Figure scripts
◆ ◆ ◆ ◆ ◆
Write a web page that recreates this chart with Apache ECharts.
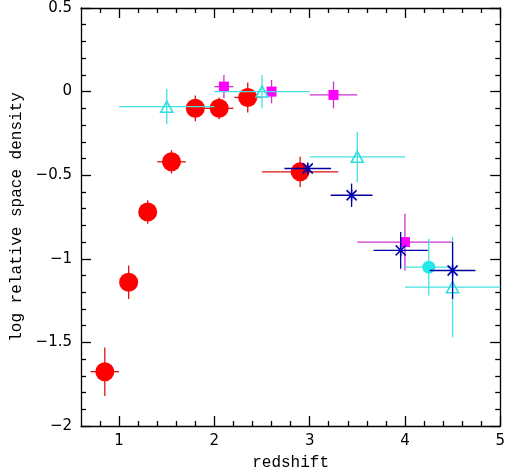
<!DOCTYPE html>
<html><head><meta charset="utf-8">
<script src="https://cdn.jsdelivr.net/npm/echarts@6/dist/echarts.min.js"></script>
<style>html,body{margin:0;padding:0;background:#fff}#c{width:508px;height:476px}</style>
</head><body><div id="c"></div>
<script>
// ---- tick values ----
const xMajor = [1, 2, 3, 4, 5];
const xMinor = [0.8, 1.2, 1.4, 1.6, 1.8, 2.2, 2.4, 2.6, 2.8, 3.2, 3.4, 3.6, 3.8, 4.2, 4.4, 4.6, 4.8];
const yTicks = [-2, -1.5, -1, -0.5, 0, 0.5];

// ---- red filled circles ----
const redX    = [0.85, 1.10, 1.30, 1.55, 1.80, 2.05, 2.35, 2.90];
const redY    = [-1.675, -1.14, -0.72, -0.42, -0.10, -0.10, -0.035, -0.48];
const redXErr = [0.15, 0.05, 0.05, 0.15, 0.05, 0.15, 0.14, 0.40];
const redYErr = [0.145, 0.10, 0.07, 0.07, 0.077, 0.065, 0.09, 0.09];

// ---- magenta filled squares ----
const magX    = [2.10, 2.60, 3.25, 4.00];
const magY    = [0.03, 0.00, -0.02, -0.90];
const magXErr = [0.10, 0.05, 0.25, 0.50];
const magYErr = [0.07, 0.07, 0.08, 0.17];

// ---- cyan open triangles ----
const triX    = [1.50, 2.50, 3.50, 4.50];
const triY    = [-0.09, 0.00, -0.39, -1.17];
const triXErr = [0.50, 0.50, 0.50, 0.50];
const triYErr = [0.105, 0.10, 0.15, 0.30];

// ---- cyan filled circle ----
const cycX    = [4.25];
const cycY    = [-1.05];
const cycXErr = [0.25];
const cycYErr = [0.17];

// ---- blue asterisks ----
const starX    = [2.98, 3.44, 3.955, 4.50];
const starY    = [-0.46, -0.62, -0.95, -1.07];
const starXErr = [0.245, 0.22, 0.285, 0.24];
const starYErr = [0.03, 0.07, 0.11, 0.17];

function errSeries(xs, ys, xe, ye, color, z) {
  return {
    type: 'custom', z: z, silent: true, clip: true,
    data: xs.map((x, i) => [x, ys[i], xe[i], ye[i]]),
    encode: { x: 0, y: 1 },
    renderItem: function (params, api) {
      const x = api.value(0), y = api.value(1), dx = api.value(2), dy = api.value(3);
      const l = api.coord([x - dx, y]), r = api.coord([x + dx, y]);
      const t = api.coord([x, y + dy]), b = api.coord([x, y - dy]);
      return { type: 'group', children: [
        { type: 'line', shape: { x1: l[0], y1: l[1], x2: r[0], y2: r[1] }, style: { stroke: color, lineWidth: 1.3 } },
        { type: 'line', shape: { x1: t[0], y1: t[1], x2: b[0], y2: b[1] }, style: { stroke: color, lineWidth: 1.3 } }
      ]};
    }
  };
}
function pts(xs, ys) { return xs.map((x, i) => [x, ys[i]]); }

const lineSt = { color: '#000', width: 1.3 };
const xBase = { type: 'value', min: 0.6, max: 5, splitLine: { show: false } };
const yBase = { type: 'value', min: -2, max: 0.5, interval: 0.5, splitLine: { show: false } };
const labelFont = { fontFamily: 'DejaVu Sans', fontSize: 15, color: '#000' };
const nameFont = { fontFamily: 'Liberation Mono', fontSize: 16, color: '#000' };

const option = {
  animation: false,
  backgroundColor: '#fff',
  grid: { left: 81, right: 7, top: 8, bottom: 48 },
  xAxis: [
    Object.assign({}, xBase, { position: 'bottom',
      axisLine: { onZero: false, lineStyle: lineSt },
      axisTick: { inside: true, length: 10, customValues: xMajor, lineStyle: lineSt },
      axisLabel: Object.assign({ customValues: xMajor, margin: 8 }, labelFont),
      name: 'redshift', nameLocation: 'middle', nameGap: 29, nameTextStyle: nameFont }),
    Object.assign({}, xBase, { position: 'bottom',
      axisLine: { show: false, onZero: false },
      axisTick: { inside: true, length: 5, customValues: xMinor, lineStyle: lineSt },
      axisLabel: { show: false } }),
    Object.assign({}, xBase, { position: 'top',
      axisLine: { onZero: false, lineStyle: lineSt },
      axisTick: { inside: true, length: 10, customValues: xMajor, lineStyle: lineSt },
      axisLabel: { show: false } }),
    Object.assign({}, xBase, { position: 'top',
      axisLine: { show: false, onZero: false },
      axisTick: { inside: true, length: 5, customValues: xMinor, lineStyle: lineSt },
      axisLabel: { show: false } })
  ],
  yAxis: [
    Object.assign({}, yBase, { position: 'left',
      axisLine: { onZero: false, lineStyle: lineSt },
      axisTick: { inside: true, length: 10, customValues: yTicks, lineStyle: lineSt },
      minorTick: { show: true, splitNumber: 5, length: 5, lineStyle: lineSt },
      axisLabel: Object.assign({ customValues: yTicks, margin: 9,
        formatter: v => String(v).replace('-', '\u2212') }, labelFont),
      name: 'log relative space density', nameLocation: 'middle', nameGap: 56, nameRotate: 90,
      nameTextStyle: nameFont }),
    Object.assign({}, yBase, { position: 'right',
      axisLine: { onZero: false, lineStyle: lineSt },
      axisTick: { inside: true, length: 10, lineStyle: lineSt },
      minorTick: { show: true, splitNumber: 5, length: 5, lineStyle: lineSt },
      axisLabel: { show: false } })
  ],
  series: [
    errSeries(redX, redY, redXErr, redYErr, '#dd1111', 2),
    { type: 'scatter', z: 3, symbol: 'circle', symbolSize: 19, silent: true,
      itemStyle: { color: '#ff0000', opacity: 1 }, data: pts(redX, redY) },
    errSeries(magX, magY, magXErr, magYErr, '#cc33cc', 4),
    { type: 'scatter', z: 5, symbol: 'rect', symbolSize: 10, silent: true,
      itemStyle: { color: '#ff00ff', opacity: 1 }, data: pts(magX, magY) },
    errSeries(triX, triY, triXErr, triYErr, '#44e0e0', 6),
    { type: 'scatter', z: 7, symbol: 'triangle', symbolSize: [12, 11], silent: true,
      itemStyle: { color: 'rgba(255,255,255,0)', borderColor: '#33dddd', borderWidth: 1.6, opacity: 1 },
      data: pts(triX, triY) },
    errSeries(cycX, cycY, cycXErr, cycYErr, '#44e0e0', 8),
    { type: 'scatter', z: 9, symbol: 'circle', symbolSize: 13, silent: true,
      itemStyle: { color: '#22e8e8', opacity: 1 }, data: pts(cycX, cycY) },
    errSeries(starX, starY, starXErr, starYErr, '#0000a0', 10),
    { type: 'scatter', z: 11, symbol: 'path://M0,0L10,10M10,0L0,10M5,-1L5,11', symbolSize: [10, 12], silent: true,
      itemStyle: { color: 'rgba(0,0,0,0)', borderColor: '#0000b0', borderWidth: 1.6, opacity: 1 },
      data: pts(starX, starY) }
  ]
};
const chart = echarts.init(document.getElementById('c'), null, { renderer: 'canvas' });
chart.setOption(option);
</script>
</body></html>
◆ ◆ ◆ ◆ ◆
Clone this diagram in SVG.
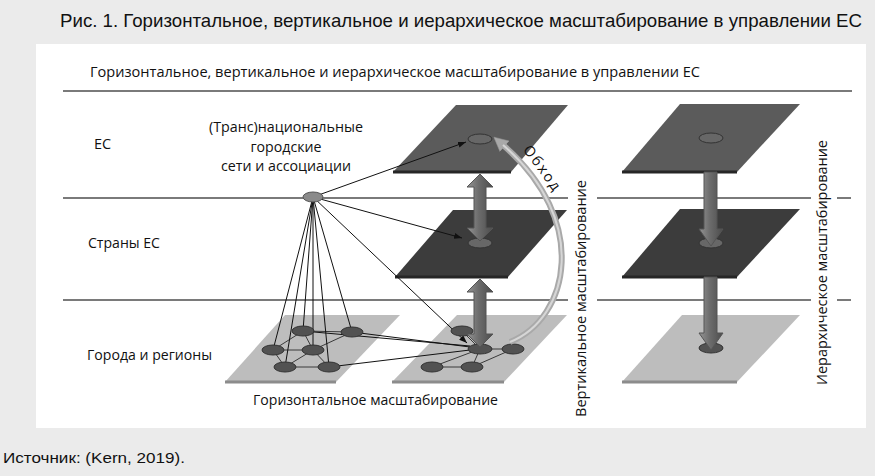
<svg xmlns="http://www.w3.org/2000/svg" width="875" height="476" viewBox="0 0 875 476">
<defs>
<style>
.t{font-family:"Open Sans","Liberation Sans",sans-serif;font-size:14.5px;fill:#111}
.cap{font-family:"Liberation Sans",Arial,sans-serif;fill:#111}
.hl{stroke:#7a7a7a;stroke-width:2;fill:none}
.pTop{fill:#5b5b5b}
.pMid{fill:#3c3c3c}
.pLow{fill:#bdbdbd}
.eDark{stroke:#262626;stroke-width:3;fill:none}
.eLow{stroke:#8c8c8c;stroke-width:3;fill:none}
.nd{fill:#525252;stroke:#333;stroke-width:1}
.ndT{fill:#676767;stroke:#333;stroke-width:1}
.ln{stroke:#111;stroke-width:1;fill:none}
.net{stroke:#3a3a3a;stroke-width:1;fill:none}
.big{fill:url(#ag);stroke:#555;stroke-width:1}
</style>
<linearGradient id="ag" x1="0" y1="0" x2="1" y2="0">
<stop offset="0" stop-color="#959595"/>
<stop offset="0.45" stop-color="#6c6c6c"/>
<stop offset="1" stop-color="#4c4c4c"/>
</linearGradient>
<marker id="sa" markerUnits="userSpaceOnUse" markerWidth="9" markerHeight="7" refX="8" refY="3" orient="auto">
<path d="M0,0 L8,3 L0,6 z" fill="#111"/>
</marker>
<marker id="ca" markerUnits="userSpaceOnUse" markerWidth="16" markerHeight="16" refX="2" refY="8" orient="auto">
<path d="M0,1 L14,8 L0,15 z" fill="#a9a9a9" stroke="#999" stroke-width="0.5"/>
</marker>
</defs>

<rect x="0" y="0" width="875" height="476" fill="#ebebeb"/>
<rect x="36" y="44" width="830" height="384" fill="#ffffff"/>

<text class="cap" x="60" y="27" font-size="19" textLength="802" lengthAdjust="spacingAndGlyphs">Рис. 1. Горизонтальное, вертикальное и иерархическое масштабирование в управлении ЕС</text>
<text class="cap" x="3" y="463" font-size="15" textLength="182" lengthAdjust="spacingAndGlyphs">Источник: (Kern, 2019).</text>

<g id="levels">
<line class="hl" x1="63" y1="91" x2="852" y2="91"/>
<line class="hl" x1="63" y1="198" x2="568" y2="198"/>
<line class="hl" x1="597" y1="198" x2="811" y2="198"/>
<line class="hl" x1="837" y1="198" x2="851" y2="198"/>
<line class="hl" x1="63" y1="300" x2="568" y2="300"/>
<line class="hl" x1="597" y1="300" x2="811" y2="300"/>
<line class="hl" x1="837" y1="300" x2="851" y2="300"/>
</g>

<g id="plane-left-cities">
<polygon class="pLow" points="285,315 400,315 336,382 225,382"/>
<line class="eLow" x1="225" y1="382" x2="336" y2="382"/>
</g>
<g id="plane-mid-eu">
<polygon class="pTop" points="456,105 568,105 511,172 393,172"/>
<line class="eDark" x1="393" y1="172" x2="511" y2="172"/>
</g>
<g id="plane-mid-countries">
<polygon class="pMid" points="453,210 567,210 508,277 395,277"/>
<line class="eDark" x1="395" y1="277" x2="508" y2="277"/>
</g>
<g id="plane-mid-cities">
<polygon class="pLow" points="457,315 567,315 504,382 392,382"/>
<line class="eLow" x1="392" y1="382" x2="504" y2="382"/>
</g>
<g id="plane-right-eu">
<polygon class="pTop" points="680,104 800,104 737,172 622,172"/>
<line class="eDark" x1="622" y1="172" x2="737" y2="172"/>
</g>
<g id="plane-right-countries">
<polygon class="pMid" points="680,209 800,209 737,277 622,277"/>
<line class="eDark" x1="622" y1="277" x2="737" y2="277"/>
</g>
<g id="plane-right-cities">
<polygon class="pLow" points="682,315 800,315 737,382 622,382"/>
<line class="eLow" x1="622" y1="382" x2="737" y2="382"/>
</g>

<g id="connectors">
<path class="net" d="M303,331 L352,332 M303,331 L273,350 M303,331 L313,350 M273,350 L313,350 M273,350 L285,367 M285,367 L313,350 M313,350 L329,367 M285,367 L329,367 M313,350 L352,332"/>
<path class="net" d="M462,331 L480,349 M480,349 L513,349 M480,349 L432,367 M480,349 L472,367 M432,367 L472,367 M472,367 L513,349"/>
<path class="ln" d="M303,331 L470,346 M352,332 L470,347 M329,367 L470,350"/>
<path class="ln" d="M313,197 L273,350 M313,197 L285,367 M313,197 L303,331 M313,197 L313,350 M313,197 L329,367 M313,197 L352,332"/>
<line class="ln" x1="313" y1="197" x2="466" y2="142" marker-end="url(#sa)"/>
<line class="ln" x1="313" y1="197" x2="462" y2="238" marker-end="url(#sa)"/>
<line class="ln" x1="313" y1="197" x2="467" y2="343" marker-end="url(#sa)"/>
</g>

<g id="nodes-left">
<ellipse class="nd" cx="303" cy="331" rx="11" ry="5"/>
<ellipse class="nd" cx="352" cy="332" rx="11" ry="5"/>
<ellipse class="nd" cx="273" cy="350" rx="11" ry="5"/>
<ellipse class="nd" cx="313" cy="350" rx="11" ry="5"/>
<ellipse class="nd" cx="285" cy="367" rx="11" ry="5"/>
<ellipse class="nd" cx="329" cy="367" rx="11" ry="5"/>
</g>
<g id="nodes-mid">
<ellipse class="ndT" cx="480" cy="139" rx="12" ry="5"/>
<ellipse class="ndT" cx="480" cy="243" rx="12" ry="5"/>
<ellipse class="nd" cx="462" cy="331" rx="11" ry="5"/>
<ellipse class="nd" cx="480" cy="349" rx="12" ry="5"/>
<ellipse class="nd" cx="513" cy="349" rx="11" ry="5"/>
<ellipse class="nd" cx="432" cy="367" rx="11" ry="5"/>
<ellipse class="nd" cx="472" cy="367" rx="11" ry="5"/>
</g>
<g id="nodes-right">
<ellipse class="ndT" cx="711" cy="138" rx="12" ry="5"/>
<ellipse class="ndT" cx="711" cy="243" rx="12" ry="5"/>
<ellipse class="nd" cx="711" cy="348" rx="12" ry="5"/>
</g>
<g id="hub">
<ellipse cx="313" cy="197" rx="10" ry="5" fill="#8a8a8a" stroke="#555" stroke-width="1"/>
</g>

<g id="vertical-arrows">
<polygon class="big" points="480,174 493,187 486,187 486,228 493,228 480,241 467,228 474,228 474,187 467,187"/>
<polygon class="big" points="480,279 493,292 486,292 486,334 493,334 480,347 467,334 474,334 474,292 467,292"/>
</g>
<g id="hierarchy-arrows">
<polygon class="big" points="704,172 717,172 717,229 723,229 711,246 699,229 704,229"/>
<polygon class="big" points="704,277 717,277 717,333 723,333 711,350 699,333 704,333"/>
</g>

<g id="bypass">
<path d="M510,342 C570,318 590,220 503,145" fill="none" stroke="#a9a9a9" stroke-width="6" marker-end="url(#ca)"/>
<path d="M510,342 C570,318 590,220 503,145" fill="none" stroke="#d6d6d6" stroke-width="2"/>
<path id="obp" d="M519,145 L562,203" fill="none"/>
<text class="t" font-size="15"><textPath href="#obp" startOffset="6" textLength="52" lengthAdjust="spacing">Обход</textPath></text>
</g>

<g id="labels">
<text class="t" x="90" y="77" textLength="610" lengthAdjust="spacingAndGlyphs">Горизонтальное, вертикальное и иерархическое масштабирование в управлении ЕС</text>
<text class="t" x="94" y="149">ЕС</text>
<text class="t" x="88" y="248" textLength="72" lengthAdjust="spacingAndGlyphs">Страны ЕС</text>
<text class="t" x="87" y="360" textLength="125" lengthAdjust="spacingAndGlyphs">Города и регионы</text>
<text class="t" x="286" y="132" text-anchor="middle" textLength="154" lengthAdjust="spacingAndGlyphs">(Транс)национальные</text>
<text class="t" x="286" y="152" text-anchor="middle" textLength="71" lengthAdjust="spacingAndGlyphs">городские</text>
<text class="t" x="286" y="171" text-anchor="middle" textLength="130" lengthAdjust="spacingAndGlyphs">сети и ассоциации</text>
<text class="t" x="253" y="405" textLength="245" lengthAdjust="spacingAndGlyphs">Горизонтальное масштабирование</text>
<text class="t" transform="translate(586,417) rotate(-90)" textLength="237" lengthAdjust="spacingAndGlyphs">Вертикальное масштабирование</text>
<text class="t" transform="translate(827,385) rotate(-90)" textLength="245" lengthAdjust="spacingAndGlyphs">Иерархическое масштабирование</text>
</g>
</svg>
◆ ◆ ◆ ◆ ◆
• Your objective
Copy the lines above exactly, starting with the line that contains "Write a web" and ending with the line that contains "const triYErr = [0.105, 0.10, 0.15, 0.30];", and leave out any pictures.

• Expected answer
Write a web page that recreates this chart with Apache ECharts.
<!DOCTYPE html>
<html><head><meta charset="utf-8">
<script src="https://cdn.jsdelivr.net/npm/echarts@6/dist/echarts.min.js"></script>
<style>html,body{margin:0;padding:0;background:#fff}#c{width:508px;height:476px}</style>
</head><body><div id="c"></div>
<script>
// ---- tick values ----
const xMajor = [1, 2, 3, 4, 5];
const xMinor = [0.8, 1.2, 1.4, 1.6, 1.8, 2.2, 2.4, 2.6, 2.8, 3.2, 3.4, 3.6, 3.8, 4.2, 4.4, 4.6, 4.8];
const yTicks = [-2, -1.5, -1, -0.5, 0, 0.5];

// ---- red filled circles ----
const redX    = [0.85, 1.10, 1.30, 1.55, 1.80, 2.05, 2.35, 2.90];
const redY    = [-1.675, -1.14, -0.72, -0.42, -0.10, -0.10, -0.035, -0.48];
const redXErr = [0.15, 0.05, 0.05, 0.15, 0.05, 0.15, 0.14, 0.40];
const redYErr = [0.145, 0.10, 0.07, 0.07, 0.077, 0.065, 0.09, 0.09];

// ---- magenta filled squares ----
const magX    = [2.10, 2.60, 3.25, 4.00];
const magY    = [0.03, 0.00, -0.02, -0.90];
const magXErr = [0.10, 0.05, 0.25, 0.50];
const magYErr = [0.07, 0.07, 0.08, 0.17];

// ---- cyan open triangles ----
const triX    = [1.50, 2.50, 3.50, 4.50];
const triY    = [-0.09, 0.00, -0.39, -1.17];
const triXErr = [0.50, 0.50, 0.50, 0.50];
const triYErr = [0.105, 0.10, 0.15, 0.30];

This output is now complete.